本論文的重點在於具有砷化銦量子點(InAs quantum dots, InAs QDs)結構、或是具有氮摻雜之砷化鎵量子井(GaAsN quantum well, GaAsN QW)結構的砷化鎵蕭基二極體(GaAs Schottky diode)，在光激發下的電容-電壓(C-V)及電流-電壓(I-t)之量測與分析。我們發現了在光激發的條件之下，GaAs Schottky diode的電容值將有效地被內部鑲嵌的量子點(井)所調變。產生巨大光電容的來源，是因為量子點所具有獨特的電容器特性，並且量子點在儲存電荷後可產生高達約2伏特的電位降，進而產生具大光電容。量子點(井)所呈現的電容特性也同時調變了GaAs Schottky diode所產生的光電流值，藉由不同的溫度及不同照射光能量的實驗分析，發現從GaAs Schottky diode產生的光電流來源，與GaAs材料內的EL2 defect與Ga vacancy defect產生的電流特性一致。基於以上的論述可建構出樣品的等效RC電路模型，並推導出量子點的充電時間常數、以及C-V、I-V、C-t、I-t各種量測之數學型式並進行模擬。從模擬與實驗中發現所有量測的結果都是非穩態的，若測量時間遠快於量子點所需的充電時間，則測量到的是純粹Schottky diode的特性；若測量時間與量子點充電時間接近時，則測量到的電容及電容值將被量子點所調變。此外，以此理論模型檢視含有應力誘發差排缺陷的InAs QDs樣品，發現了在量子點周圍存在一定程度的缺陷可增強量子點的電容特性。最後，我們也將GaAs Schottky diode應用在振盪器(oscillator)以及訊號放大器(amplifier)。利用量子點(井)照射光後產生電容效應，將可有效地調變振盪器的輸出訊號週期。以結論來說，我們認為任何半導體材料之元件都有可能存在因未知電容產生的充電效應，了解此效應將有助於更準確地分析半導體元件的電性量測結果。

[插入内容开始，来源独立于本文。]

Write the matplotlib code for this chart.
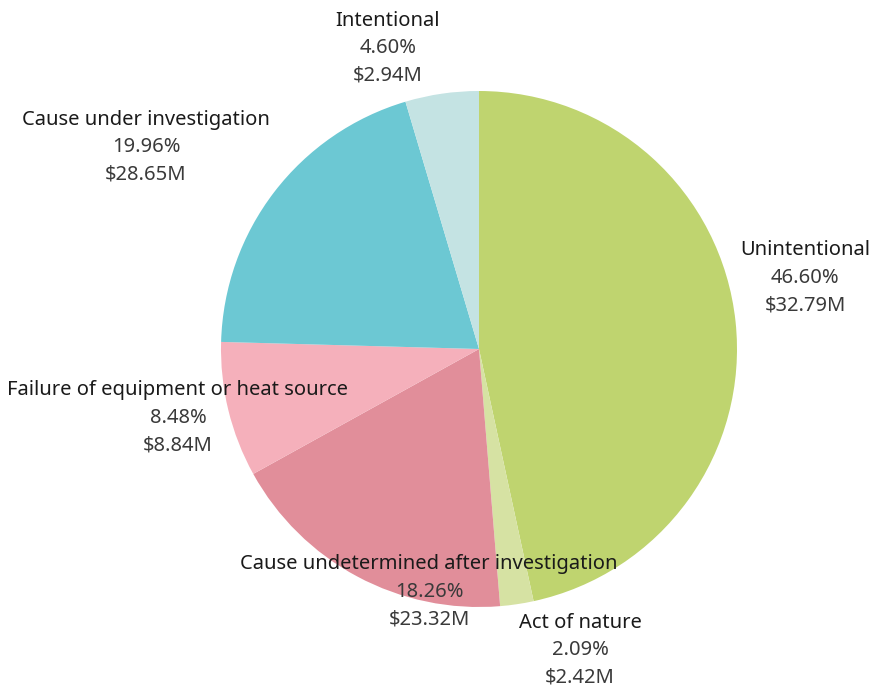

In this study, the transient measurements of the GaAs Schottky diode with InAs quantum dots (QDs), or with GaAsN quantum well (QW), are investigated. The measured capacitance of GaAs Schottky diode can be modulated by the embedded QDs (QW) under illumination, this modulation for capacitance is attributed to the large potential drop (about 2V) caused by the charged QDs (QW). So we can show a significant capacitive property of QDs (QW) charged by photocurrent, and show that the generation of photocurrent is related to the EL2 defect and Ga vacancy in GaAs Schottky layer. According to the results above, the equivalent RC circuit modal of sample can be established, and the formula of several measurements (C-V, I-V, C-t, and I-t) are derived. The measured capacitance and current are determined by the relation between the charging time constant of QDs and the sweeping rate of applied bias. Besides, by analyzing the experiments of the QDs sample with strain-relaxation- induced misfit-defect, we also demonstrate that the defect around the QDs can improve the capacitive property. At last, we show that the GaAs Schottky diode is applied on the oscillator and on the signal-amplifier, and an optical-controlled IC circuit with Schottky diode is also demonstrated in this study.